What this task involves:
Reproduce exactly, with no pictures, each line from the opening of the material down through the line containing "guide_cols = [None, 0, 0, 1, 2]".

+++ Available data

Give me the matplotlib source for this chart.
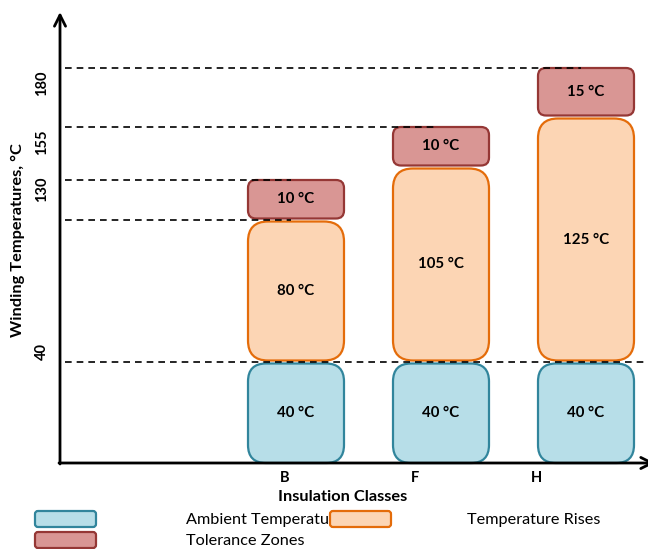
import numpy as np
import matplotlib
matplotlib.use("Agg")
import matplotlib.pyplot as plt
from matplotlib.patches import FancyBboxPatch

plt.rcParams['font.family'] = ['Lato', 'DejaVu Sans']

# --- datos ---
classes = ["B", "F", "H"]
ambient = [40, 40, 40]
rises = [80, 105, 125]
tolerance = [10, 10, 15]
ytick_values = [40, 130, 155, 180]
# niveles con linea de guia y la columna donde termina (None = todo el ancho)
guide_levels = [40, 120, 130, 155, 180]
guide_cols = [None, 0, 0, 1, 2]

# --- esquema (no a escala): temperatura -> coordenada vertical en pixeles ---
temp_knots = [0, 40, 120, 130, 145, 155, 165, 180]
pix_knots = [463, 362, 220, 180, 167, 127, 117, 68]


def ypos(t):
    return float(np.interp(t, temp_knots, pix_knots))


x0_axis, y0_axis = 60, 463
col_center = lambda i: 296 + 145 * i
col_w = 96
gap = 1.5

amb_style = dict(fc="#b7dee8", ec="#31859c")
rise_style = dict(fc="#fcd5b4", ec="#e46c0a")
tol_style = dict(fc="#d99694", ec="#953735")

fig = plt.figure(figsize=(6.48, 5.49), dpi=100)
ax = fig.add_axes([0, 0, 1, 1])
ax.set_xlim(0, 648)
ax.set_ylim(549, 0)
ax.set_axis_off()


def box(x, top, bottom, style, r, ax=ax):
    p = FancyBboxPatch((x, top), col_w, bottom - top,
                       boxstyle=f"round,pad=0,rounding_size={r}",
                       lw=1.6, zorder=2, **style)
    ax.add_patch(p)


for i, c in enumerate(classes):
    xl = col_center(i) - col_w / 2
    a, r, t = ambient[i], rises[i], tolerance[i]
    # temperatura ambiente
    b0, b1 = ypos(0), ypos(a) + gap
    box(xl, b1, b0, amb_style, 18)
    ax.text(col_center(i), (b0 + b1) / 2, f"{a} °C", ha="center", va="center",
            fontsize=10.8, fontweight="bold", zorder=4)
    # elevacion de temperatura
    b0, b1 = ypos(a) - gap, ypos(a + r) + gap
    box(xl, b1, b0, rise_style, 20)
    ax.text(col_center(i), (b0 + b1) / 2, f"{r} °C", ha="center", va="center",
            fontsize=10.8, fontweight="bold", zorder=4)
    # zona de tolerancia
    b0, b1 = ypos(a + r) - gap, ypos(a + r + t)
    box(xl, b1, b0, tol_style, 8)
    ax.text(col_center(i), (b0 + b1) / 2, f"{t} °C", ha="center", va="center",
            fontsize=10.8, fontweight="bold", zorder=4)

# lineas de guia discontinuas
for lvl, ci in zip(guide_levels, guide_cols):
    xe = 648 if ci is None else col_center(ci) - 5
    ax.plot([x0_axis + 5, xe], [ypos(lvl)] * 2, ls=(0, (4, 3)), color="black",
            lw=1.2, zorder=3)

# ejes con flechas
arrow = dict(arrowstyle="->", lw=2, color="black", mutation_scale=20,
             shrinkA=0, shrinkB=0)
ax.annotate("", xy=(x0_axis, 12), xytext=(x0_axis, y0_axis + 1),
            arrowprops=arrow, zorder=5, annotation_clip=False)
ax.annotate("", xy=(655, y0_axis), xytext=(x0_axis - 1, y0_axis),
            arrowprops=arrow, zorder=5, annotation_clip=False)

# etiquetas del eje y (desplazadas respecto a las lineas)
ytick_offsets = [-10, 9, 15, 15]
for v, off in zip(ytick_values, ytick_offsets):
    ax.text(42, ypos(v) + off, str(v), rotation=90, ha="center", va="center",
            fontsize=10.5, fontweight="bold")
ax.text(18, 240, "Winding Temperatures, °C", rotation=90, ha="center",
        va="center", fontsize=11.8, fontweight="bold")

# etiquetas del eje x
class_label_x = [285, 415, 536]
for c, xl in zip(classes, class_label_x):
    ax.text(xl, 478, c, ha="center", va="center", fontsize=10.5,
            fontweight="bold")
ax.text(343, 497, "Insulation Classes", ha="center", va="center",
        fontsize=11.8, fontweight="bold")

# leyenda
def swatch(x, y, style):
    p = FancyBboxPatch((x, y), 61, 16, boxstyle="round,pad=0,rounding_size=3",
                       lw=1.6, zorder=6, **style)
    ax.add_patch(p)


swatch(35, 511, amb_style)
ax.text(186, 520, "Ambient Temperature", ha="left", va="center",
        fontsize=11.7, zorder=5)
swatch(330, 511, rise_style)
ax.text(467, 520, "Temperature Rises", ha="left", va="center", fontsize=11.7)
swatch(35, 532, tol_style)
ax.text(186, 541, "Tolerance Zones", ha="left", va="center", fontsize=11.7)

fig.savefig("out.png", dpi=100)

++++++

Complete response:
Give me the matplotlib source for this chart.
import numpy as np
import matplotlib
matplotlib.use("Agg")
import matplotlib.pyplot as plt
from matplotlib.patches import FancyBboxPatch

plt.rcParams['font.family'] = ['Lato', 'DejaVu Sans']

# --- datos ---
classes = ["B", "F", "H"]
ambient = [40, 40, 40]
rises = [80, 105, 125]
tolerance = [10, 10, 15]
ytick_values = [40, 130, 155, 180]
# niveles con linea de guia y la columna donde termina (None = todo el ancho)
guide_levels = [40, 120, 130, 155, 180]
guide_cols = [None, 0, 0, 1, 2]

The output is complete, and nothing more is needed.